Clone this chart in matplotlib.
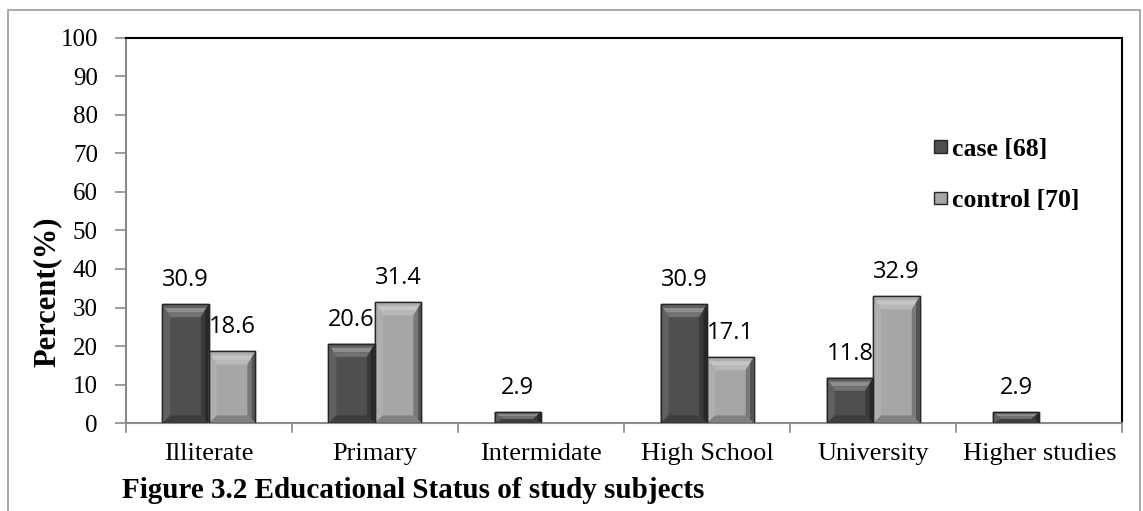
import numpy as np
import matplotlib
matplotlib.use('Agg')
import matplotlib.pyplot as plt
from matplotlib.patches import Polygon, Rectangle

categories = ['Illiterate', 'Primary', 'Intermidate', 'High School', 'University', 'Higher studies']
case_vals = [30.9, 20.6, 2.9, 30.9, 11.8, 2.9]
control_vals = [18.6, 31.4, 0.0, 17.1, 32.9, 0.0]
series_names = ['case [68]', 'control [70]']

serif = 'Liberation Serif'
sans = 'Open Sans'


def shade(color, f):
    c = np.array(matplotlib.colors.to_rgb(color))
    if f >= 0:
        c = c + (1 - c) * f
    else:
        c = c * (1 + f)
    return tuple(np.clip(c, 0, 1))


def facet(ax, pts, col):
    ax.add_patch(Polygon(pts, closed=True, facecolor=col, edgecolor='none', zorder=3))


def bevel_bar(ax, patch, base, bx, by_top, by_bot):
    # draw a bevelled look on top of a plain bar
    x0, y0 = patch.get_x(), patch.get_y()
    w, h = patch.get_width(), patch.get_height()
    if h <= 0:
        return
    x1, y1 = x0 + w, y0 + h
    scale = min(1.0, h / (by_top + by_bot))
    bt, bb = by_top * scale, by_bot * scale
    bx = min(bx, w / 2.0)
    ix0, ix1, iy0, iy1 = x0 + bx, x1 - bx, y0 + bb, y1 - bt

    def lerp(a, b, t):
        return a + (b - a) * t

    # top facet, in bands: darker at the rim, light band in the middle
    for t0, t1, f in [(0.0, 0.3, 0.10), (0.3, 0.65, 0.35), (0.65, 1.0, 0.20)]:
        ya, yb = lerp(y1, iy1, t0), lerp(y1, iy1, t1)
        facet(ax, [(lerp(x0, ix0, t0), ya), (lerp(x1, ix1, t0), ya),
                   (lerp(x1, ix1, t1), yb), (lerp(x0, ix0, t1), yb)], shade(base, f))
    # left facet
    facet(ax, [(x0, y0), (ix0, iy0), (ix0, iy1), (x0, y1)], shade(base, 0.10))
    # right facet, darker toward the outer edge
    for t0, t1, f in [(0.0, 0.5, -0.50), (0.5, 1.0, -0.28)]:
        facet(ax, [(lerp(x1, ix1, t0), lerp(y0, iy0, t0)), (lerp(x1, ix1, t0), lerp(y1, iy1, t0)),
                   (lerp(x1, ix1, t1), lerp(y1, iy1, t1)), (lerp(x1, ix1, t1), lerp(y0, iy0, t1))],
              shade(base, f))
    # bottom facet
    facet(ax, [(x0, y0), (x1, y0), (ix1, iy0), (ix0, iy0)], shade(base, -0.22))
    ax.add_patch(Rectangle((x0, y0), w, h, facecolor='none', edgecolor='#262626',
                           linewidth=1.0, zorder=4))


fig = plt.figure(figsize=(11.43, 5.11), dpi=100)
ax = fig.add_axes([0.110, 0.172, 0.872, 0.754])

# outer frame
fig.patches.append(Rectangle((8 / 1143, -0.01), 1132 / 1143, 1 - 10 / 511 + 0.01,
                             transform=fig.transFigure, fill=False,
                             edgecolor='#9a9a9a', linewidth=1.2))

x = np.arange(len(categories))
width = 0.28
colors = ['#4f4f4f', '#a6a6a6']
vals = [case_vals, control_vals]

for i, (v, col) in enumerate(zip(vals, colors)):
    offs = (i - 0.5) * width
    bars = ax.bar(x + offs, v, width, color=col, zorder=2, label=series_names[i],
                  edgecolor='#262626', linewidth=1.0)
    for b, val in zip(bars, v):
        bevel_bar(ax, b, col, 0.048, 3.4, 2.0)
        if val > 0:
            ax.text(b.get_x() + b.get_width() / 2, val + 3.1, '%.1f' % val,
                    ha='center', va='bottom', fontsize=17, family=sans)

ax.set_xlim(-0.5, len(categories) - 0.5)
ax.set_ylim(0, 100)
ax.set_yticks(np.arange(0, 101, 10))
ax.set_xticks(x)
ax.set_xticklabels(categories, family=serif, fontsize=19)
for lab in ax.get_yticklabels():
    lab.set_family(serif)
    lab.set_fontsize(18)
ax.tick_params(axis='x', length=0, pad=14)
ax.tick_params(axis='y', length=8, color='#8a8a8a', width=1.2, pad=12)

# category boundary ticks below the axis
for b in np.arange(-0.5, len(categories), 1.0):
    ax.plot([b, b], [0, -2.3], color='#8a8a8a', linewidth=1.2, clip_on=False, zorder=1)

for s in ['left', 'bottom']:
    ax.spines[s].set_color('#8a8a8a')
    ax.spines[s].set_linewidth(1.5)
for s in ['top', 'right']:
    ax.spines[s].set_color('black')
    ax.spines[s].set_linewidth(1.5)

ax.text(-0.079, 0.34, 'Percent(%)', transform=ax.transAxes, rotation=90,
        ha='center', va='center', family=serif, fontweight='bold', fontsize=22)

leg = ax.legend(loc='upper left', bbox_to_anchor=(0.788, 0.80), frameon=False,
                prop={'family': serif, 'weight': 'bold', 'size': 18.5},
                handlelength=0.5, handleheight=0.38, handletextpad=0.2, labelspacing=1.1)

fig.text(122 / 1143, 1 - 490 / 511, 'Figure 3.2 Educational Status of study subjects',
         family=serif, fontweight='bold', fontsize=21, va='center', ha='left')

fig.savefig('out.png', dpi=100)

_ _ _ _ _

## Challenge
Leave out the pictures and restate, word for word, the lines from the top of the data through the line containing "ix0, ix1, iy0, iy1", both included.

## Answer in full
Clone this chart in matplotlib.
import numpy as np
import matplotlib
matplotlib.use('Agg')
import matplotlib.pyplot as plt
from matplotlib.patches import Polygon, Rectangle

categories = ['Illiterate', 'Primary', 'Intermidate', 'High School', 'University', 'Higher studies']
case_vals = [30.9, 20.6, 2.9, 30.9, 11.8, 2.9]
control_vals = [18.6, 31.4, 0.0, 17.1, 32.9, 0.0]
series_names = ['case [68]', 'control [70]']

serif = 'Liberation Serif'
sans = 'Open Sans'


def shade(color, f):
    c = np.array(matplotlib.colors.to_rgb(color))
    if f >= 0:
        c = c + (1 - c) * f
    else:
        c = c * (1 + f)
    return tuple(np.clip(c, 0, 1))


def facet(ax, pts, col):
    ax.add_patch(Polygon(pts, closed=True, facecolor=col, edgecolor='none', zorder=3))


def bevel_bar(ax, patch, base, bx, by_top, by_bot):
    # draw a bevelled look on top of a plain bar
    x0, y0 = patch.get_x(), patch.get_y()
    w, h = patch.get_width(), patch.get_height()
    if h <= 0:
        return
    x1, y1 = x0 + w, y0 + h
    scale = min(1.0, h / (by_top + by_bot))
    bt, bb = by_top * scale, by_bot * scale
    bx = min(bx, w / 2.0)
    ix0, ix1, iy0, iy1 = x0 + bx, x1 - bx, y0 + bb, y1 - bt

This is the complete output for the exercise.